Stocks never move up in a straight line. One reason is profit-taking. In a bull market like this, that’s a bit rare. But other events can also temporarily weigh on a stock’s long-term uptrend. One big event is a regulatory warning.
While big tech names sometimes take a one-day dive as some agency announces a record fine, or even a bank, which have collectively paid billions in fines, big pharma is the latest industry to come under fire as well.
Consider AbbVie (ABBV), a company that the FDA issued a warning against last week on one of its key arthritis drugs. Shares shed nearly 10 percent on the news of the warning, but have already started to move higher as a warning isn’t the same as an order to stop production.
Many analysts see the stock’s drop as an overreaction as well.
The drop has cut into AbbVie’s market-like return, so now shares have underperformed the S&P 500 by 8 points even as earnings and revenue have been strong in the past year.

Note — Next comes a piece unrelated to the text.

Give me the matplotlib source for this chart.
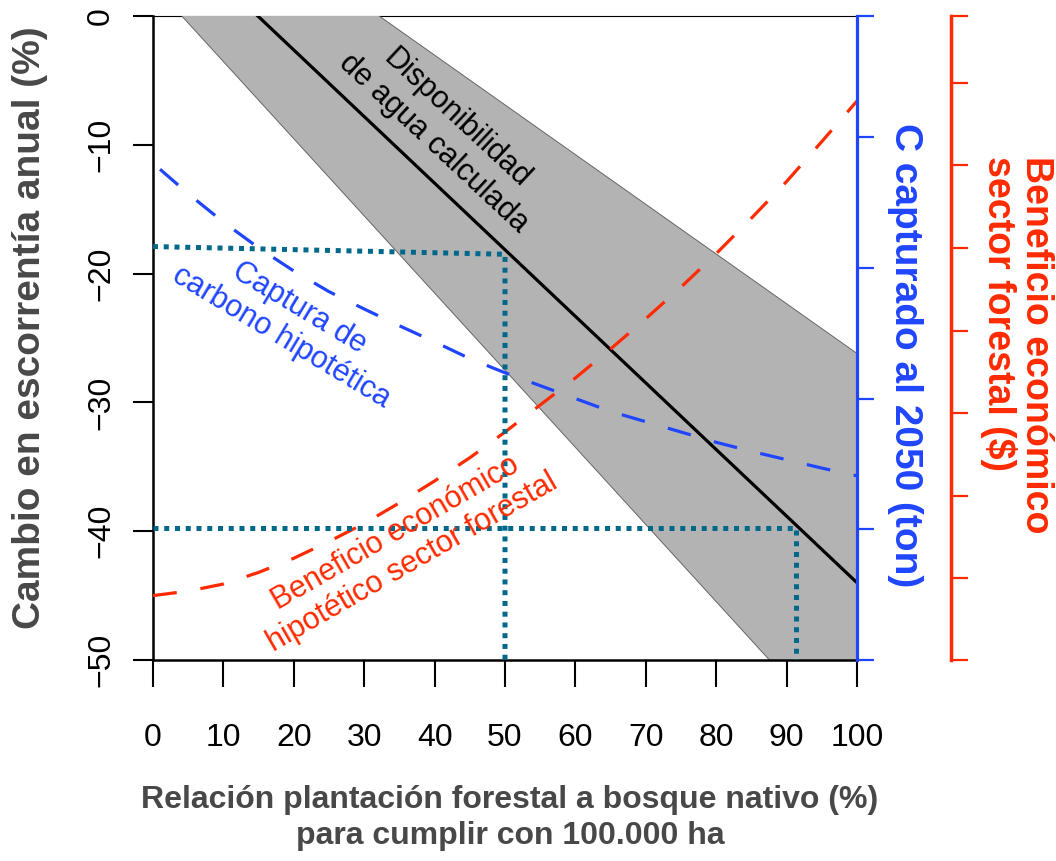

Action to take: The selloff is likely a decent entry point for those interested in a big pharma stock. Besides solid metrics like trading at 10 times forward earnings, shares yield about 4.6 percent right here, and have had some modest growth over the years.
For traders, betting on a rebound from last week’s selloff is a solid play. The January $115 calls, last going for about $4.30, are a near-the-money trade likely to move back in-the-money in the coming months. Look for high double-digit returns with this trade.
Disclosure: The author of this article has no position in the company mentioned here, but may trade after the next 72 hours. The author receives no compensation from any of the companies mentioned in this article.